→ **Set problem**
Only the lines from the start of the data below through the line that contains "50, 60, 70]" are to be copied, exactly and without pictures.

→ **Provided data**
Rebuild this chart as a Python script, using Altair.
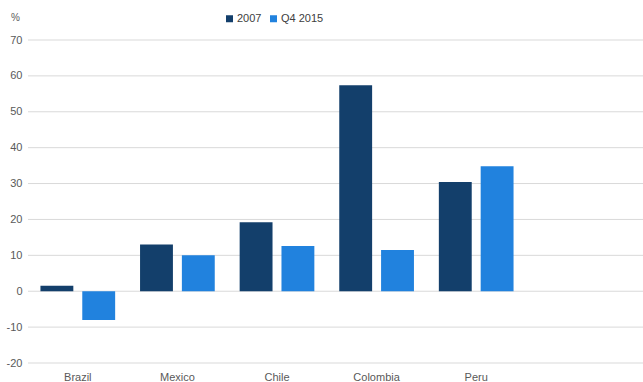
import altair as alt
import pandas as pd

countries = ["Brazil", "Mexico", "Chile", "Colombia", "Peru"]
series = ["2007", "Q4 2015"]
v2007 = [1.5, 13.0, 19.2, 57.4, 30.4]
vq4 = [-8.0, 10.0, 12.6, 11.5, 34.8]
yticks = [-20, -10, 0, 10, 20, 30, 40, 50, 60, 70]

rows = []
for c, a, b in zip(countries, v2007, vq4):
    rows.append({"country": c, "series": "2007", "value": a})
    rows.append({"country": c, "series": "Q4 2015", "value": b})
df = pd.DataFrame(rows)
grid_df = pd.DataFrame({"value": yticks})

font = "Liberation Sans"

yscale = alt.Scale(domain=[-20, 70], nice=False)
yaxis = alt.Axis(values=yticks, title="%", titleAngle=0,
                 titleX=-13, titleY=-18, titleAlign="center",
                 titleFontWeight="normal", titleFontSize=10, titleColor="#595959",
                 titleFont=font, grid=False, labelExpr="'' + datum.value",
                 ticks=False, domain=False, labelPadding=6, labelFontSize=11,
                 labelColor="#595959", labelFont=font)

grid = alt.Chart(grid_df).mark_rule(color="#d9d9d9", strokeWidth=1).encode(
    y=alt.Y("value:Q", scale=yscale, axis=yaxis),
    x=alt.value(0),
    x2=alt.value(615),
)

bars = alt.Chart(df).mark_bar().encode(
    x=alt.X("country:N", sort=countries,
            scale=alt.Scale(range=[0, 498], paddingInner=0.25, paddingOuter=0.125),
            axis=alt.Axis(title=None, labelAngle=0, ticks=False, domain=False,
                          labelPadding=8, labelFontSize=11, labelColor="#595959",
                          labelFont=font, grid=False)),
    xOffset=alt.XOffset("series:N", sort=series,
                        scale=alt.Scale(paddingInner=0.214, paddingOuter=0)),
    y=alt.Y("value:Q", scale=yscale, axis=yaxis),
    color=alt.Color("series:N", sort=series,
                    scale=alt.Scale(domain=series, range=["#133f6b", "#2182de"]),
                    legend=alt.Legend(title=None, orient="none", direction="horizontal",
                                      legendX=196, legendY=-27, symbolType="square",
                                      symbolSize=49, labelFontSize=11, labelFont=font,
                                      labelColor="#404040", columnPadding=6,
                                      labelOffset=2)),
)

chart = alt.layer(grid, bars).properties(
    width=615, height=323,
    background="white",
    padding={"left": 28, "top": 40, "right": 0, "bottom": 19},
    autosize=alt.AutoSizeParams(type="none"),
).configure_view(stroke=None).configure_axis(domain=False)

chart.save("out.html", embed_options={"renderer": "svg", "actions": False})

→ **Task result**
Rebuild this chart as a Python script, using Altair.
import altair as alt
import pandas as pd

countries = ["Brazil", "Mexico", "Chile", "Colombia", "Peru"]
series = ["2007", "Q4 2015"]
v2007 = [1.5, 13.0, 19.2, 57.4, 30.4]
vq4 = [-8.0, 10.0, 12.6, 11.5, 34.8]
yticks = [-20, -10, 0, 10, 20, 30, 40, 50, 60, 70]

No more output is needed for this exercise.